For the US, A Strategic Partner in Asia

US Under Secretary of Defense for Policy Michele Flournoy (L) speaks on June 15, 2010 as US Army Gen. David Petraeus looks on during a hearing of the US Senate Armed Services Committee on Capitol Hill in Washington, DC. (Karen Bleier/AFP/Getty Images)
WASHINGTON, July 1, 2010 - A senior Pentagon policy official has called for more U.S. involvement in the modernization of the armed forces of India, a country she says is a natural strategic partner playing a "critical and positive role" in Afghanistan and beyond.

Undersecretary of Defense for Policy Michele Flournoy also told the Asia Society's Washington Center that closer ties between the two democracies should not be viewed warily by China.
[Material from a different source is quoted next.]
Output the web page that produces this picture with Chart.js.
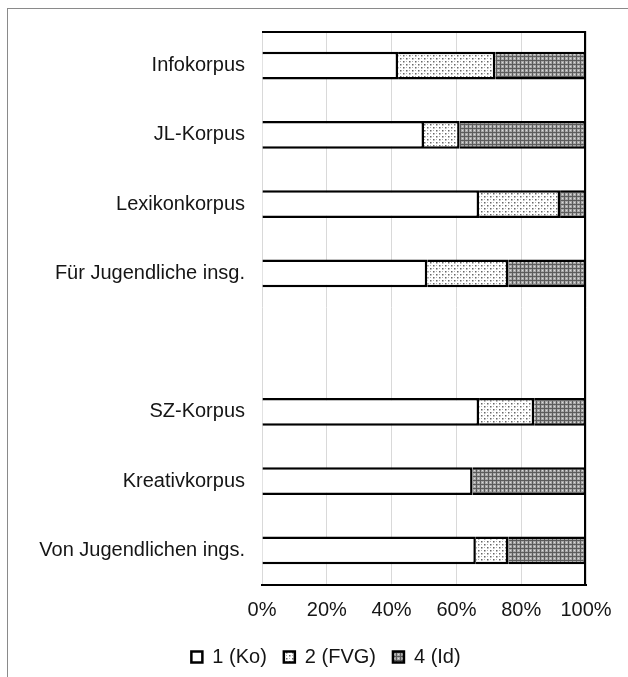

"A safer, more secure India that is closer to the United States should not be seen a threat to China, and vice versa," she said. "Indeed, all three countries play an important role in regional stability. The United States recognizes and welcomes the growing cooperation between India and China on security affairs in recent years. And both India and the United States seek a closer relationship with China, while encouraging Beijing to be more transparent about its military capabilities and intentions."

The undersecretary said she is "a strong advocate of U.S. solutions for India's defense needs" and that "U.S. companies are eager to work with India as the Indian military continues to modernize."

She said while Defense Department officials work on expanding military-to-military ties, two U.S. corporations#8212;Boeing and Lockheed Martin—are among six competitors for a $10 billion purchase of 126 advanced fighter aircraft to the Indian air force. There are also hopes of future sales of C-17 transport planes to India.

"We understand that India is making a strategic, as well as an economic, choice when it makes defense acquisitions," Flournoy said.

"Obviously, the commercial benefits of defense sales to the U.S. economy can't be denied, but from a [Defense Department] perspective, these sales are even more important in building a strategic partnership that will allow both our countries to cooperate more effectively to protect our mutual security interests in the future. 

"Whether the scenario involves humanitarian assistance, counterterrorism cooperation or maritime security activities, having common equipment will allow more seamless cooperation."

Flournoy said the United States is committed to approving an overwhelming majority of top-line technology licenses to India as it builds its own defense industry.

She said India has been a good partner in international peacekeeping efforts and like the United States is committed to the long-term stability and reconstruction of Afghanistan.

"We know as the U.S. mission in Afghanistan evolves, we must continue to provide robust support for Afghan stability, governance, and development," Flournoy said. "India is playing a critical and positive role in Afghanistan's economic and social development and we know that help will continue."

"We highly value India's role and, frankly, the sacrifices that India has made in supporting this mission of building social and economic opportunities in Afghanistan," she said.

This Fall Flournoy will co-chair the Defense Policy Group, which is a top grouping that discusses U.S.-Indian strategic issues.

She dismissed claims by some critics that the Obama administration is not as committed to U.S.-India relations as its predecessors were.

"Other critics assert that this administration sees India solely through the lens of Afghanistan and Pakistan," she said. "Still others think that the absence of high-profile, headline-grabbing deals and accomplishments over the last 18 months suggests that we don't view this relationship as important."